= Aimee Dunlap =

American cognitive ecologist

Aimee Dunlap is a North American cognitive ecologist and associate professor in the Department of Biology at the University of Missouri-St. Louis. She is known for her work on the role of environmental variability in the evolution and ecological function of cognition.

==Life==
Dunlap began her academic career by receiving her B.S., B.A. in biology, History, & English, at the University of Memphis in 2000. This was followed by a masters in Biological Sciences from Northern Arizona University in 2002 and a PhD in ecology, Evolution and Behavior from the University of Minnesota in 2009.

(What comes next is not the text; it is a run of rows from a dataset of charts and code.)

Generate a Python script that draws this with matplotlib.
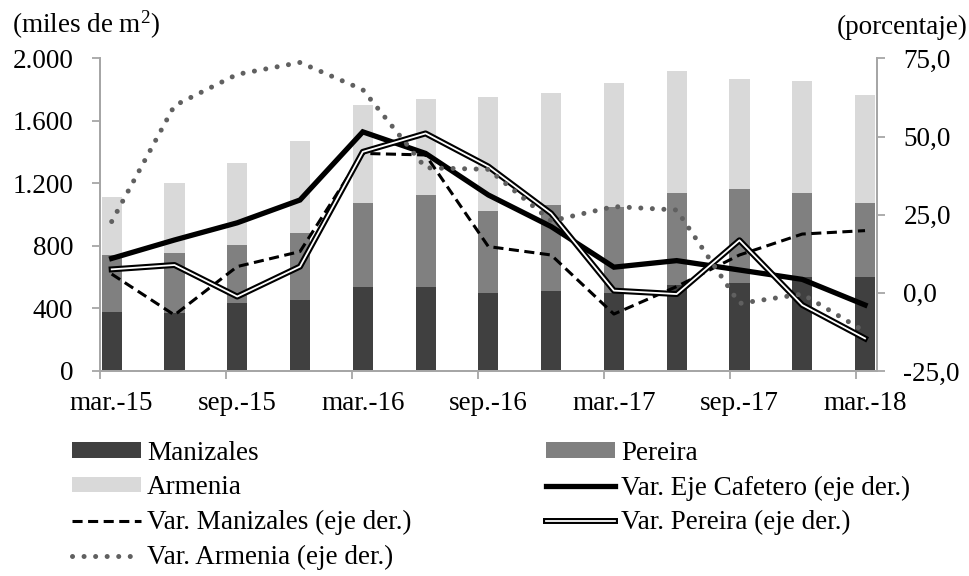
import numpy as np
import matplotlib
matplotlib.use("Agg")
import matplotlib.pyplot as plt
import matplotlib.patheffects as pe

plt.rcParams['font.family'] = ['Liberation Serif', 'DejaVu Serif']
plt.rcParams['mathtext.fontset'] = 'custom'
plt.rcParams['mathtext.rm'] = 'Liberation Serif'
plt.rcParams['mathtext.it'] = 'Liberation Serif:italic'

# quarters mar-15 .. mar-18
periods = ["mar.-15", "jun.-15", "sep.-15", "dic.-15", "mar.-16", "jun.-16", "sep.-16",
           "dic.-16", "mar.-17", "jun.-17", "sep.-17", "dic.-17", "mar.-18"]
tick_labels = ["mar.-15", "sep.-15", "mar.-16", "sep.-16", "mar.-17", "sep.-17", "mar.-18"]

# area (miles de m2)
manizales = [375, 370, 437, 452, 539, 539, 501, 514, 500, 550, 565, 599, 603]
pereira = [367, 387, 371, 433, 536, 587, 522, 550, 547, 588, 599, 539, 472]
armenia = [373, 443, 522, 586, 624, 612, 727, 714, 793, 779, 702, 715, 690]

# annual variation (%)
var_eje = [11.0, 16.9, 22.4, 29.7, 51.5, 44.6, 31.3, 21.2, 8.2, 10.3, 7.3, 4.3, -3.9]
var_manizales = [6.0, -7.1, 8.4, 13.2, 44.6, 44.1, 14.8, 12.1, -6.8, 2.0, 12.1, 18.8, 19.9]
var_pereira = [7.5, 8.9, -1.2, 8.4, 45.1, 51.0, 40.4, 25.4, 0.7, -0.4, 16.8, -3.9, -14.6]
var_armenia = [22.8, 59.9, 69.9, 73.7, 65.0, 40.0, 39.5, 23.0, 27.6, 26.5, -3.4, -0.4, -12.4]

x = np.arange(len(periods))
man = np.array(manizales)
per = np.array(pereira)
arm = np.array(armenia)

fig = plt.figure(figsize=(9.69, 5.76), dpi=100)
ax = fig.add_axes([0.1032, 0.356, 0.8018, 0.5426])
ax2 = ax.twinx()

bw = 0.32
b1 = ax.bar(x, man, bw, color="#404040", label="Manizales", zorder=2)
b2 = ax.bar(x, per, bw, bottom=man, color="#808080", label="Pereira", zorder=2)
b3 = ax.bar(x, arm, bw, bottom=man + per, color="#d9d9d9", label="Armenia", zorder=2)

l_eje, = ax2.plot(x, var_eje, color="black", lw=3.8, solid_joinstyle="miter",
                  label="Var. Eje Cafetero (eje der.)")
l_man, = ax2.plot(x, var_manizales, color="black", lw=2.2, ls=(0, (3.3, 1.8)),
                  label="Var. Manizales (eje der.)")
l_per, = ax2.plot(x, var_pereira, color="white", lw=1.3,
                  path_effects=[pe.Stroke(linewidth=4.3, foreground="black"), pe.Normal()],
                  label="Var. Pereira (eje der.)")
l_arm, = ax2.plot(x, var_armenia, color="#606060", lw=3.6, ls=(0, (0.01, 2.3)),
                  dash_capstyle="round", label="Var. Armenia (eje der.)")

x_left, x_right = -0.186, 12.19
ax.set_xlim(x_left, x_right)
ax.set_ylim(0, 2000)
ax2.set_ylim(-25, 75)

ax.set_xticks(x[::2])
ax.set_xticklabels(tick_labels)
ax.set_xticks(np.linspace(x_left, 11.85, 7), minor=True)
ax.set_yticks(range(0, 2001, 400))
ax.set_yticklabels([f"{v:,}".replace(",", ".") for v in range(0, 2001, 400)])
ax2.set_yticks(range(-25, 76, 25))
ax2.set_yticklabels([f"{v:.1f}".replace(".", ",") for v in range(-25, 76, 25)])

fs = 19.5
for a in (ax, ax2):
    a.tick_params(colors="#a6a6a6", labelcolor="black", labelsize=fs, length=6, width=1.3)
    for s in a.spines.values():
        s.set_color("#a6a6a6")
        s.set_linewidth(1.3)
    a.spines["top"].set_visible(False)
ax.tick_params(axis="x", which="major", length=0, pad=14.8)
ax.tick_params(axis="x", which="minor", length=6, width=1.3, color="#a6a6a6")
ax.tick_params(axis="y", pad=13.2)
ax2.tick_params(axis="y", pad=13)

fig.text(0.012, 0.957, r"(miles de m$^{\mathrm{2}}$)", fontsize=fs, ha="left", va="center")
fig.text(0.999, 0.952, "(porcentaje)", fontsize=fs, ha="right", va="center")

handles = [b1, b3, l_man, l_arm, b2, l_eje, l_per]
fig.legend(handles=handles, labels=[h.get_label() for h in handles], ncol=2,
           loc="upper left", bbox_to_anchor=(0.0743, 0.235), frameon=False,
           fontsize=fs, handlelength=2.55, handleheight=0.48, handletextpad=0.22,
           columnspacing=4.98, labelspacing=0.36, borderaxespad=0, borderpad=0)

fig.savefig("out.png", dpi=100)
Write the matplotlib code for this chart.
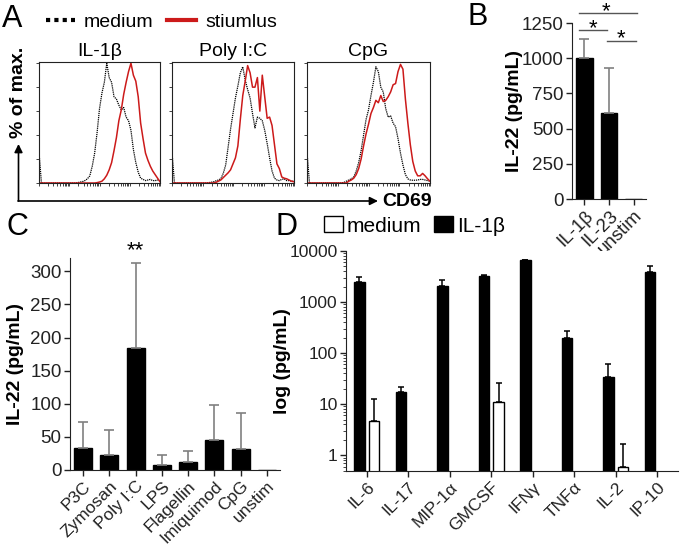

Her research interests include exploration into experimental evolution of cognition. Specifically, Dunlap focuses on utilizing experimental evolution techniques to directly test hypotheses about how patterns of change and reliability in the environment influence the formation of innate biases and preferences. Aside from this, Dunlap focuses on studying the cognitive differences between various bee populations through predictive models based upon observable natural actions and theories of environmental adaptation. Finally, Dunlap and her lab also research how memory length is an evolutionarily adaptive behavior through studies on bumblebees, blue jays, and pinyon jays.

== Awards ==
In july 2025, she was elected a Fellow of the Animal Behavior Society.

== Research ==
In 2022, she received a $633,000 grant from the National institute of Food and Agriculture to lead a team studying pollination in urban orchards across St.Louis. In 2025 she was the Director of the Whitney R.Harris World Ecology Center.